Deals: Time Warner Rights Plan Welcomed by Lenders

Time Warner Inc.'s plan for raising as much as $3.5 billion in a rights offering won plaudits from the media giant's bankers after the plan was unveiled on Thursday.

The issuer will use most of the proceeds from the offering to prepay some of the $9.8 billion borrowed in 1989 to help finance the $14 billion merger of Time Inc. and Warner Communications Inc.

Bankers Trust Co. and Manufacturers Hanover Trust Co. led the bank group that provided the loans.

Improvement in Timing

In what turned out to be a bitter pill for the banks to swallow, they were forced to reclassify the loans as highly leveraged transactions in 1990, following the issuance of guidelines by federal regulators on what constitutes an HLT.

By HLT standards, the Time Warner loans are thinly priced.
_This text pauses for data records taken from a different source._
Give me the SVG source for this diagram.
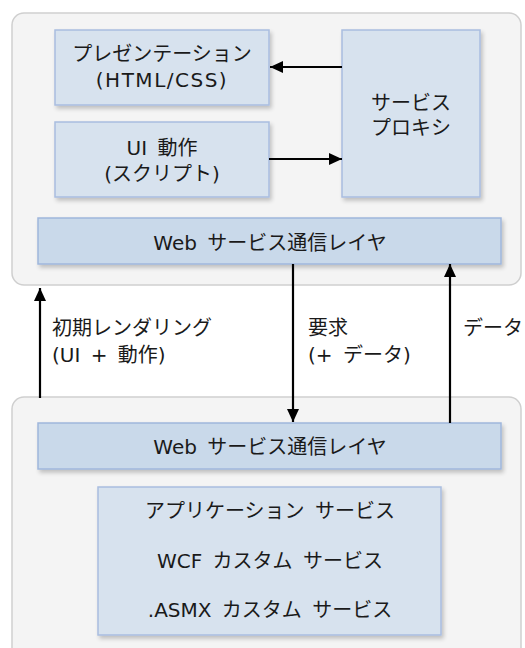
<svg xmlns="http://www.w3.org/2000/svg" width="525" height="648" viewBox="0 0 525 648">
  <defs>
    <filter id="sh" x="-10%" y="-10%" width="130%" height="140%">
      <feGaussianBlur in="SourceAlpha" stdDeviation="2"/>
      <feOffset dx="2" dy="3" result="b"/>
      <feComponentTransfer><feFuncA type="linear" slope="0.22"/></feComponentTransfer>
      <feMerge><feMergeNode/><feMergeNode in="SourceGraphic"/></feMerge>
    </filter>
    <marker id="ah" markerWidth="13" markerHeight="12" refX="13" refY="6" orient="auto" markerUnits="userSpaceOnUse">
      <path d="M0,0 L13,6 L0,12 Z" fill="#000"/>
    </marker>
    <style>
      .cont { fill: #f4f4f4; stroke: #cfcfcf; stroke-width: 1.5; }
      .box { fill: #d7e2ee; stroke: #a9bde0; stroke-width: 1.5; filter: url(#sh); }
      .layer { fill: #c9d9ea; stroke: #9fb6dc; stroke-width: 1.5; filter: url(#sh); }
      text { font-family: "DejaVu Sans", "Noto Sans CJK JP", sans-serif; font-size: 20px; fill: #1a1a1a; word-spacing: 4px; }
      .c { text-anchor: middle; }
      .lat { letter-spacing: 1.5px; }
      .conn { stroke: #000; stroke-width: 2.2; fill: none; marker-end: url(#ah); }
    </style>
  </defs>

  <g id="client">
    <rect class="cont" x="12" y="13" width="509" height="272" rx="12"/>
  </g>
  <g id="server">
    <rect class="cont" x="12" y="397" width="509" height="280" rx="12"/>
  </g>

  <g id="presentation">
    <rect class="box" x="55" y="30" width="214" height="75"/>
    <text class="c" x="162" y="61">プレゼンテーション</text>
    <text class="c lat" x="162" y="87">(HTML/CSS)</text>
  </g>
  <g id="ui">
    <rect class="box" x="55" y="122" width="214" height="75"/>
    <text class="c" x="162" y="155">UI 動作</text>
    <text class="c" x="162" y="181">(スクリプト)</text>
  </g>
  <g id="proxy">
    <rect class="box" x="342" y="30" width="138" height="167"/>
    <text class="c" x="411" y="110">サービス</text>
    <text class="c" x="411" y="135">プロキシ</text>
  </g>
  <g id="client-layer">
    <rect class="layer" x="38" y="218" width="463" height="46"/>
    <text class="c" x="270" y="250">Web サービス通信レイヤ</text>
  </g>
  <g id="server-layer">
    <rect class="layer" x="38" y="423" width="463" height="46"/>
    <text class="c" x="270" y="454">Web サービス通信レイヤ</text>
  </g>
  <g id="services">
    <rect class="box" x="98" y="487" width="343" height="148"/>
    <text class="c" x="270" y="518">アプリケーション サービス</text>
    <text class="c" x="270" y="568">WCF カスタム サービス</text>
    <text class="c" x="270" y="617">.ASMX カスタム サービス</text>
  </g>

  <g id="connectors">
    <line class="conn" x1="342" y1="67" x2="270" y2="67"/>
    <line class="conn" x1="269" y1="159" x2="342" y2="159"/>
    <line class="conn" x1="40" y1="398" x2="40" y2="288"/>
    <line class="conn" x1="293" y1="264" x2="293" y2="422"/>
    <line class="conn" x1="450" y1="423" x2="450" y2="264"/>
  </g>

  <g id="labels">
    <text x="52" y="335">初期レンダリング</text>
    <text x="52" y="362">(UI + 動作)</text>
    <text x="308" y="335">要求</text>
    <text x="308" y="362">(+ データ)</text>
    <text x="463" y="335">データ</text>
  </g>
</svg>
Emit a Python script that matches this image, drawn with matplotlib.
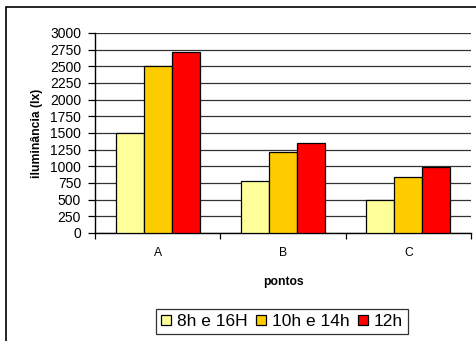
import matplotlib
matplotlib.use("Agg")
import matplotlib.pyplot as plt
from matplotlib.patches import Rectangle
import numpy as np

plt.rcParams['font.family'] = ['Liberation Sans', 'DejaVu Sans']

categories = ["A", "B", "C"]
series_names = ["8h e 16H", "10h e 14h", "12h"]
values_8h_16h = [1500, 780, 500]
values_10h_14h = [2500, 1210, 840]
values_12h = [2710, 1350, 985]
series_values = [values_8h_16h, values_10h_14h, values_12h]
series_colors = ["#FFFF99", "#FFCC00", "#FF0000"]
yticks = list(range(0, 3001, 250))

W, H = 477, 341
fig = plt.figure(figsize=(W / 100, H / 100), dpi=100)

# outer chart frame
fig.patches.append(Rectangle((6 / W, -0.1), 1.2, 1 - 7 / H + 0.1,
                             transform=fig.transFigure, fill=False,
                             edgecolor="black", linewidth=1.2))

ax = fig.add_axes([95 / W, 1 - 233 / H, 376 / W, 200 / H])
x = np.arange(len(categories))
bw = 0.2235
for i, (name, vals, col) in enumerate(zip(series_names, series_values, series_colors)):
    ax.bar(x + (i - 1) * bw, vals, width=bw, color=col, edgecolor="black",
           linewidth=0.9, label=name, zorder=3)

ax.set_xlim(-0.5, len(categories) - 0.5)
ax.set_ylim(0, 3000)
ax.set_yticks(yticks)
ax.set_yticklabels([str(v) for v in yticks], fontsize=10)
ax.yaxis.grid(True, color="#333333", linewidth=0.9, zorder=0)
ax.set_axisbelow(True)

# category ticks sit between groups; labels centred on groups
ax.set_xticks(np.arange(-0.5, len(categories), 1.0))
ax.set_xticklabels([])
ax.set_xticks(x, minor=True)
ax.set_xticklabels(categories, minor=True, fontsize=8.7)
ax.tick_params(axis="x", which="major", length=4, width=0.9, direction="out")
ax.tick_params(axis="x", which="minor", length=0, pad=10)
ax.tick_params(axis="y", length=5, width=0.9, pad=5)

for s in ("top", "right"):
    ax.spines[s].set_visible(False)
for s in ("left", "bottom"):
    ax.spines[s].set_linewidth(1.0)

ax.set_ylabel("iluminância (lx)", fontsize=8.7, fontweight="bold", labelpad=5)
ax.set_xlabel("pontos", fontsize=8.7, fontweight="bold", labelpad=12)

leg = ax.legend(loc="center", bbox_to_anchor=(282 / W, 1 - 321.5 / H),
                bbox_transform=fig.transFigure, ncol=3, fontsize=12.5,
                frameon=True, fancybox=False, edgecolor="black",
                handlelength=0.55, handleheight=0.55, handletextpad=0.35,
                columnspacing=0.5, borderpad=0.3, borderaxespad=0)
leg.get_frame().set_linewidth(0.9)

fig.savefig("out.png", dpi=100)
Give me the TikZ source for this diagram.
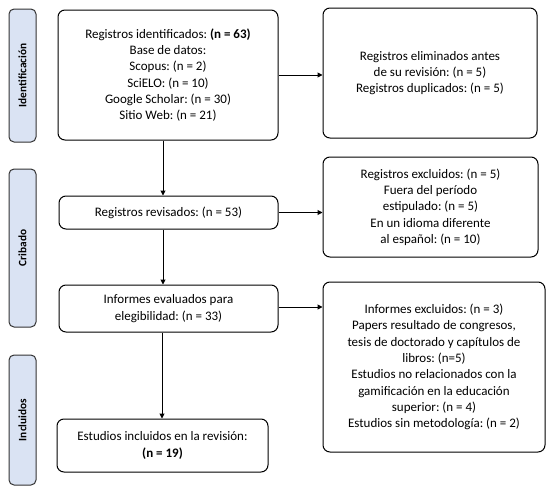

Assuming the rights offering is successful, though, the addition of fresh equity on Time Warner's balance sheet should hasten the day when the banks can delist the loans as HLTs.

One banker expects the loans to be delisted by January 1992.

Meanwhile, the rights offering "should not require any amendment to the [bank] loan documents whatsoever, which banks view as very positive," a member of Time Warner's bank group said.

Revolving Credit to Be Paid

The company is expected to use the proceeds to repay a portion of the amount drawn on its revolving credit line rather than its term loan.

Time Warner must repay the $4.3 billion term loan by March 31, 1993.

Funds to pay off the term loan are expected to come from excess cash flow, discretionary asset sales, and cash from outside partners in possible Time Warner joint ventures.